The city of Piedmont represents segregation at its finest. It is a small white affluent town that is surrounded by Oakland on all sides. If one were to look at it on a map, then one would see that technically it should be a part of Oakland. It’s a little white island in a black see, an island of sanity I suppose. Or maybe one can look at it as one of the last surviving white settlements before the Negroes ran-a-muck. No matter how you see it, every American city that has experienced white flight has one. We tend to think of racism and segregation as something relegated to the South but that notion couldn’t be further from the truth.

It is true that when Dr. Martin Luther King Jr. was asked to name the most hostile place in which he had ever tried to march for desegregation he answered Chicago—not Selma, not Birmingham, and not Memphis. It is also true that the transit cop who killed Oscar Grant was found innocent on charges of manslaughter, even though the prosecution had it on tape, in Los Angeles, CA—not in Louisiana, Mississippi, or Tennessee.

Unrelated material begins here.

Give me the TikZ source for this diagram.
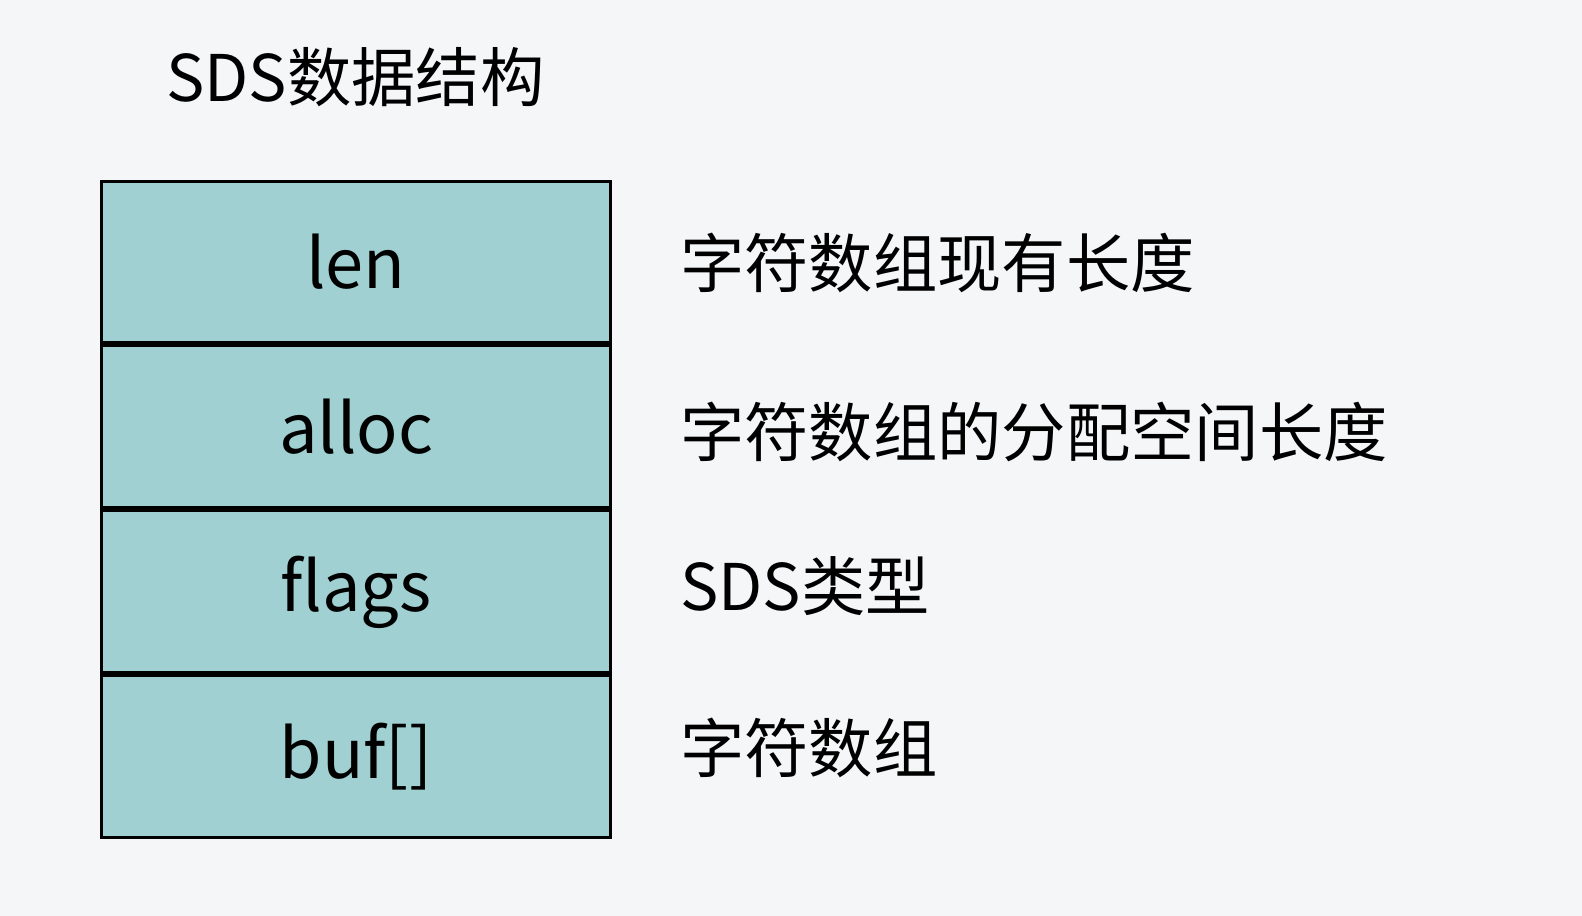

So I go to the rose garden to try to put things in perspective. The same rose garden that I just learned about a few years ago after living in the general vicinity my whole life. I come cloaked in the mortal sin of envy. But I do not envy any man; instead I envy the roses that bloom every spring while the human race remains closed all year round, and I envy the water for always finding a way to flow downstream while man remains so still.

To put it simply I go to the rose garden because I am obsessed with contradictions. Contradictions like a bright sun in an otherwise dark ghetto, people who use the word justice to describe murder, and roses that grow to be so beautiful in such a hideous world. I write until the sun inexorably sets then I leave, refusing to write under the manmade lights because they are too dim.

I touch a few rose petals on my way out put I never pick one. Over the years I have learned how to show my love from a distance.